Thank you, Zan [Rowe, MC]. Hello, everyone, welcome to Town Hall. I'd like firstly to acknowledge the Gadigal people of the Eora nation, the traditional custodians of our land, and to pay my respects to their Elders. I also acknowledge the people of 200 nations who live in our City.

I also welcome our keynote speaker, Dave Faulkner and our panel here tonight, and I thank Bernard Zuel for his introduction.

The numbers of you who have turned out tonight suggest the level of concern that exists in Sydney over the future - and the present state, too - of live music in our City.

For at least the last sixty years, it's been a vital part of cultural life in Sydney. We all have our memories still vivid of that special gig or that special place we went to share the vibe with a room full of people.

For me, it was climbing out of my bedroom window at Gordon to skive off to a night of listening to jazz in the El Rocco Room at the Cross. There was nothing like it!

And every generation will have their own memories: decades ago it was Johnny O'Keefe, the "Wild One" here at Town Hall; bands like Billy Thorpe and the Aztecs in the 1960s; Radio Birdman at Paddo Town Hall, AC/DC and Mental as Anything in the 1970s and 80s; You Am I, Cloud Control and The Jezebels in more recent years.

And there is still a huge audience. In 2011, APRA commissioned Ernst & Young to survey the live music scene across Australia. It showed that live music remains Australia's single most popular live performance activity.

There were an incredible 44 million attendance across the country in 2009-2010, four times greater than the total attendances at our major performing arts companies and our major arts festivals combined.

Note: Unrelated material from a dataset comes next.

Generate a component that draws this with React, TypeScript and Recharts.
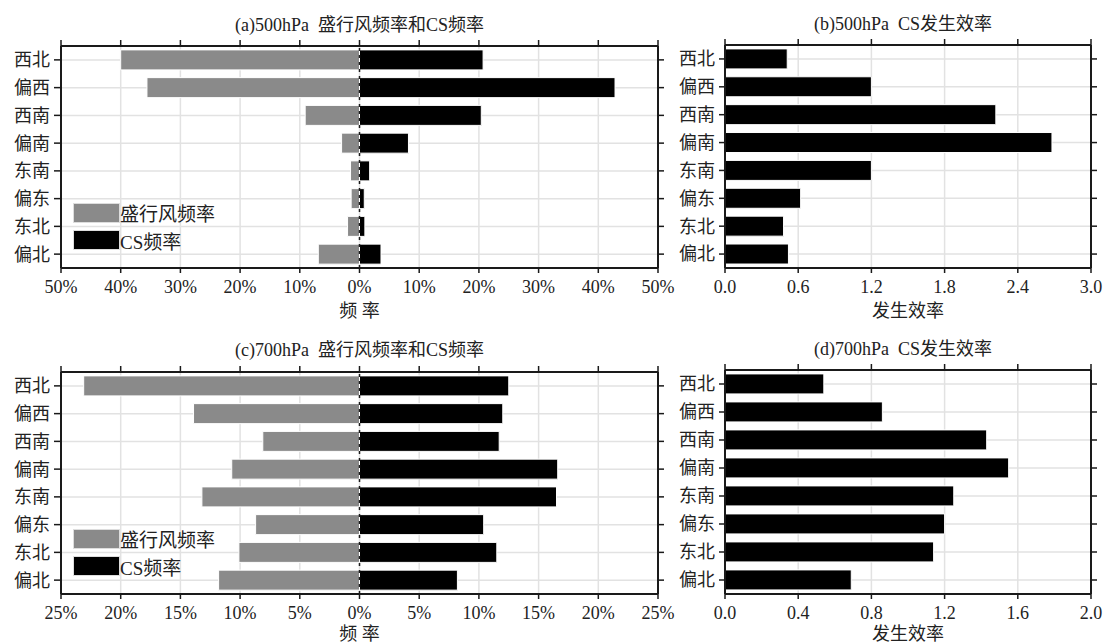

The report also established that its contribution to the Australian economy came in at just over $1.2 billion - and that NSW is home to one third of the venue-based industry and has the highest level of industry employment.

All of which might sound healthy enough - but there is a wealth of research showing that the live music scene has in fact come under immense pressure in the last 20-plus years.

A time-honoured venue like the Annandale has now been saved from closure, but only after the previous operators went to the wall through a long, bitter and for them ultimately unsuccessful battle to keep it going.

Meanwhile the Hopetoun has closed, leaving musicians without the venues that built their reputations and their fan base, and leaving audiences with diminishing choices.

The reasons are complex and multi-faceted.

There are certainly a raft of regulations venues must conform to: there are the impacts of environmental protection laws; there is the gentrification of some areas and the densification of others; there were previously the POPE laws which require a bar to have a license for live entertainment but not for a room full of poker machines or a big screen blaring the footy or the races, to name just a few.

In fact, 69 per cent of the live music venues surveyed for the Ernst & Young report nominated the regulatory environment as the chief barrier for owning and operating a live music venue.

The feedback for our Late Night Economy strategy and for our recent draft Cultural Policy Discussion Paper confirmed the need for regulatory reform. It also confirmed people's sense of loss, with a significant proportion of the thousands of suggestions, tweets and Facebook comments calling for more support for live music in Sydney.

We have already set up our Live Music Task Force, which we appointed in January and I'm sure its Chair, John Wardle, will talk about some of the issues that they've been looking at.

The group has formed four working parties to look at four significant problem areas: the building codes; the regulatory environment; the existing licensing and liquor laws and the area of audience and sector development.

We've asked the Task Force for a Live Music Action Plan that will set out short, medium and long-term actions for the City. In addition, the plan will outline opportunities to co-ordinate with the State Government to encourage the growth of the live music industry, avoiding regulatory duplication or contradiction, and protecting remaining live music venues of long-standing cultural significance.

If you look at the astonishing growth of our vibrant small bars scene over the last few years, I think you'll agree that with the same level of focused energy, and a committed partnership with the live music providers and you, the audiences, we can help foster a similar renaissance for live music in Sydney.

Thank you all for coming here tonight, and I look forward to hearing from the Panel, and from you.